»»

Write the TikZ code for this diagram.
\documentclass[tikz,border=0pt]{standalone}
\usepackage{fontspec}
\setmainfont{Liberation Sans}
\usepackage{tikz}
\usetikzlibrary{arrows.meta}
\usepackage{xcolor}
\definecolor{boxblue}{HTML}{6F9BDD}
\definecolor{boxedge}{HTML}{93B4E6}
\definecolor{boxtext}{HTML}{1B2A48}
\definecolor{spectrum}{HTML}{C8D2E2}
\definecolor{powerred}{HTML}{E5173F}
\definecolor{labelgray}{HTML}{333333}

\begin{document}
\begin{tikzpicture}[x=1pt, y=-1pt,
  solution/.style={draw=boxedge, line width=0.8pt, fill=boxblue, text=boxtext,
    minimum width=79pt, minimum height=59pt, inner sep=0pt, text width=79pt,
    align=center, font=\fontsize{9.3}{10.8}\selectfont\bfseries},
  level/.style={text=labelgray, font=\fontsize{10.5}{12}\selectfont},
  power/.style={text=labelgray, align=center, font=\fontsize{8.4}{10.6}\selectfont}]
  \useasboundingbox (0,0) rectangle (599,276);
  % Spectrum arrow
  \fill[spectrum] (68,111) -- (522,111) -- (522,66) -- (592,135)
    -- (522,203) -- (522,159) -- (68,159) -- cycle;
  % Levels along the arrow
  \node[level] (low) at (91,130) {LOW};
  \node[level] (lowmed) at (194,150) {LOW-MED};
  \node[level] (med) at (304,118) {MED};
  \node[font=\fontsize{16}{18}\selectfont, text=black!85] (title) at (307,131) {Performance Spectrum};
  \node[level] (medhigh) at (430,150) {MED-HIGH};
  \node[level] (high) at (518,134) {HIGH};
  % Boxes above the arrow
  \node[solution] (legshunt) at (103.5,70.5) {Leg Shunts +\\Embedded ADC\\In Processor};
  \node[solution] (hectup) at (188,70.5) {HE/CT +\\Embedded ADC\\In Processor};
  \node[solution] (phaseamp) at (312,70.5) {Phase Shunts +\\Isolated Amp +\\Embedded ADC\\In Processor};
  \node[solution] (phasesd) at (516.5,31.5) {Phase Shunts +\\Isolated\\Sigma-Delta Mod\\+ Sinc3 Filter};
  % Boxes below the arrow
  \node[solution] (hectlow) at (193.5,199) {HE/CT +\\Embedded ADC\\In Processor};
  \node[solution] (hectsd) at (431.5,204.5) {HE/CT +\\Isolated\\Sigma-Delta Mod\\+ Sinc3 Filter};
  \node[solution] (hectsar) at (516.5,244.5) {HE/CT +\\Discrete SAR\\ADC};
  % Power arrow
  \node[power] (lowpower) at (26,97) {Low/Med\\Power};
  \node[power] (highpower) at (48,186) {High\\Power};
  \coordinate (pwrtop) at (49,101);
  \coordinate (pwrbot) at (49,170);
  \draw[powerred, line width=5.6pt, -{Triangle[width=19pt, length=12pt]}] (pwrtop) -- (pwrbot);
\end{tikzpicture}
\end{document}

««

Repeat the data in its entirety, character for character.

THE REPLY:
Write the TikZ code for this diagram.
\documentclass[tikz,border=0pt]{standalone}
\usepackage{fontspec}
\setmainfont{Liberation Sans}
\usepackage{tikz}
\usetikzlibrary{arrows.meta}
\usepackage{xcolor}
\definecolor{boxblue}{HTML}{6F9BDD}
\definecolor{boxedge}{HTML}{93B4E6}
\definecolor{boxtext}{HTML}{1B2A48}
\definecolor{spectrum}{HTML}{C8D2E2}
\definecolor{powerred}{HTML}{E5173F}
\definecolor{labelgray}{HTML}{333333}

\begin{document}
\begin{tikzpicture}[x=1pt, y=-1pt,
  solution/.style={draw=boxedge, line width=0.8pt, fill=boxblue, text=boxtext,
    minimum width=79pt, minimum height=59pt, inner sep=0pt, text width=79pt,
    align=center, font=\fontsize{9.3}{10.8}\selectfont\bfseries},
  level/.style={text=labelgray, font=\fontsize{10.5}{12}\selectfont},
  power/.style={text=labelgray, align=center, font=\fontsize{8.4}{10.6}\selectfont}]
  \useasboundingbox (0,0) rectangle (599,276);
  % Spectrum arrow
  \fill[spectrum] (68,111) -- (522,111) -- (522,66) -- (592,135)
    -- (522,203) -- (522,159) -- (68,159) -- cycle;
  % Levels along the arrow
  \node[level] (low) at (91,130) {LOW};
  \node[level] (lowmed) at (194,150) {LOW-MED};
  \node[level] (med) at (304,118) {MED};
  \node[font=\fontsize{16}{18}\selectfont, text=black!85] (title) at (307,131) {Performance Spectrum};
  \node[level] (medhigh) at (430,150) {MED-HIGH};
  \node[level] (high) at (518,134) {HIGH};
  % Boxes above the arrow
  \node[solution] (legshunt) at (103.5,70.5) {Leg Shunts +\\Embedded ADC\\In Processor};
  \node[solution] (hectup) at (188,70.5) {HE/CT +\\Embedded ADC\\In Processor};
  \node[solution] (phaseamp) at (312,70.5) {Phase Shunts +\\Isolated Amp +\\Embedded ADC\\In Processor};
  \node[solution] (phasesd) at (516.5,31.5) {Phase Shunts +\\Isolated\\Sigma-Delta Mod\\+ Sinc3 Filter};
  % Boxes below the arrow
  \node[solution] (hectlow) at (193.5,199) {HE/CT +\\Embedded ADC\\In Processor};
  \node[solution] (hectsd) at (431.5,204.5) {HE/CT +\\Isolated\\Sigma-Delta Mod\\+ Sinc3 Filter};
  \node[solution] (hectsar) at (516.5,244.5) {HE/CT +\\Discrete SAR\\ADC};
  % Power arrow
  \node[power] (lowpower) at (26,97) {Low/Med\\Power};
  \node[power] (highpower) at (48,186) {High\\Power};
  \coordinate (pwrtop) at (49,101);
  \coordinate (pwrbot) at (49,170);
  \draw[powerred, line width=5.6pt, -{Triangle[width=19pt, length=12pt]}] (pwrtop) -- (pwrbot);
\end{tikzpicture}
\end{document}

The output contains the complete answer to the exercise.